Pada 22 tahun silam, Banjarmasin dilanda amuk politik. Tanggal 23 Mei 1997, kerusuhan pecah pada hari putaran terakhir masa kampanye. Pada pemilu menjelang kejatuhan Orde Baru.

Tim Pencari Fakta YLBHI mencatat sedikitnya 123 korban tewas. Ditambah 179 orang dinyatakan hilang. Belum terhitung pusat perbelanjaan, kantor pemerintah, bank, dan rumah ibadah yang dirusak, dijarah dan dibakar.

"Saya tidak ingin mengait-ngaitkan antara Jumat Kelabu dengan apa yang sedang terjadi di Jakarta.

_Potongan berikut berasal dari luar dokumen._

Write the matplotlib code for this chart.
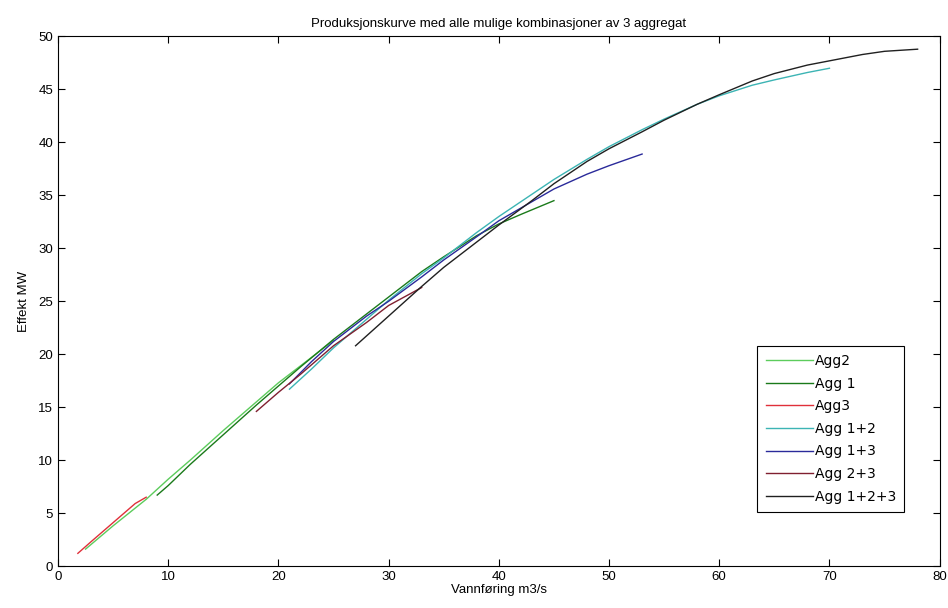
import matplotlib
matplotlib.use("Agg")
import matplotlib.pyplot as plt

plt.rcParams['font.family'] = ['Liberation Sans', 'DejaVu Sans']

# Agg2
x_agg2 = [2.5, 5, 8, 10, 12, 15, 18, 20, 22, 25]
y_agg2 = [1.6, 3.8, 6.3, 8.2, 10.0, 12.8, 15.5, 17.3, 18.9, 21.3]
# Agg 1
x_agg1 = [9, 10, 12, 15, 18, 20, 22, 25, 28, 30, 33, 35, 38, 40, 42, 45]
y_agg1 = [6.7, 7.6, 9.6, 12.4, 15.2, 17.0, 18.8, 21.4, 23.8, 25.4, 27.8, 29.2, 31.2, 32.3, 33.2, 34.5]
# Agg3
x_agg3 = [1.8, 3, 4, 5, 6, 7, 8]
y_agg3 = [1.2, 2.3, 3.2, 4.1, 5.0, 5.9, 6.5]
# Agg 1+2
x_agg12 = [21, 23, 25, 28, 30, 33, 35, 38, 40, 43, 45, 48, 50, 53, 55, 58, 60, 63, 65, 68, 70]
y_agg12 = [16.7, 18.6, 20.6, 23.3, 25.1, 27.6, 29.1, 31.5, 33.0, 35.1, 36.5, 38.4, 39.6, 41.2, 42.2,
           43.6, 44.4, 45.4, 45.9, 46.6, 47.0]
# Agg 1+3
x_agg13 = [21, 23, 25, 28, 30, 33, 35, 38, 40, 43, 45, 48, 50, 53]
y_agg13 = [17.2, 19.3, 21.2, 23.6, 25.0, 27.3, 28.9, 31.1, 32.6, 34.4, 35.6, 37.0, 37.8, 38.9]
# Agg 2+3
x_agg23 = [18, 20, 22, 25, 28, 30, 33]
y_agg23 = [14.6, 16.4, 18.1, 20.8, 23.0, 24.6, 26.3]
# Agg 1+2+3
x_agg123 = [27, 30, 33, 35, 38, 40, 43, 45, 48, 50, 53, 55, 58, 60, 63, 65, 68, 70, 73, 75, 78]
y_agg123 = [20.8, 23.6, 26.4, 28.2, 30.6, 32.2, 34.5, 36.1, 38.2, 39.4, 41.0, 42.1, 43.6, 44.5,
            45.8, 46.5, 47.3, 47.7, 48.3, 48.6, 48.8]

fig = plt.figure(figsize=(9.48, 6.08), dpi=100)
ax = fig.add_axes([0.0612, 0.069, 0.930, 0.871])

ax.plot(x_agg2, y_agg2, color='#5ccc5c', lw=1, label='Agg2')
ax.plot(x_agg1, y_agg1, color='#1a7a1a', lw=1, label='Agg 1')
ax.plot(x_agg3, y_agg3, color='#e0303a', lw=1, label='Agg3')
ax.plot(x_agg12, y_agg12, color='#3cb4b4', lw=1, label='Agg 1+2')
ax.plot(x_agg13, y_agg13, color='#2a2a9a', lw=1, label='Agg 1+3')
ax.plot(x_agg23, y_agg23, color='#802030', lw=1, label='Agg 2+3')
ax.plot(x_agg123, y_agg123, color='#202020', lw=1, label='Agg 1+2+3')

ax.set_xlim(0, 80)
ax.set_ylim(0, 50)
ax.set_xticks(range(0, 81, 10))
ax.set_yticks(range(0, 51, 5))
ax.tick_params(direction='in', top=True, right=True, labelsize=9.5, length=5)
for s in ax.spines.values():
    s.set_linewidth(0.8)

ax.set_title("Produksjonskurve med alle mulige kombinasjoner av 3 aggregat", fontsize=9.5, pad=7)
ax.set_xlabel("Vannføring m3/s", fontsize=9.5, labelpad=1)
ax.set_ylabel("Effekt MW", fontsize=9.5, labelpad=6)

leg = ax.legend(loc='lower right', bbox_to_anchor=(0.96, 0.102), fancybox=False,
                edgecolor='black', handlelength=3.4, handletextpad=0.15,
                labelspacing=0.62, borderpad=0.6, borderaxespad=0, framealpha=1,
                prop={'family': 'DejaVu Sans', 'size': 10})
leg.get_frame().set_linewidth(0.8)

plt.savefig("out.png")
plt.close()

Tapi ini pelajaran bagus bagi masyarakat. Bahwa kerusuhan atas alasan apapun jangan sampai terulang di sini," kata Ketua Umum Sanggar Titian Barantai, Taufikurrahman.

Kemarin (23/5) sore, unit kegiatan mahasiswa dari Universitas Islam Kalimantan (Uniska) itu menggelar aksi bertajuk Menolak Lupa di bundaran Jalan Lambung Mangkurat.

Diapit Hotel A (dulu Hotel Junjung Buih) dan Gereja Batu, perempatan ini merupakan salah satu titik kerusuhan terparah. Selain Mitra Plaza di Jalan Pangeran Antasari.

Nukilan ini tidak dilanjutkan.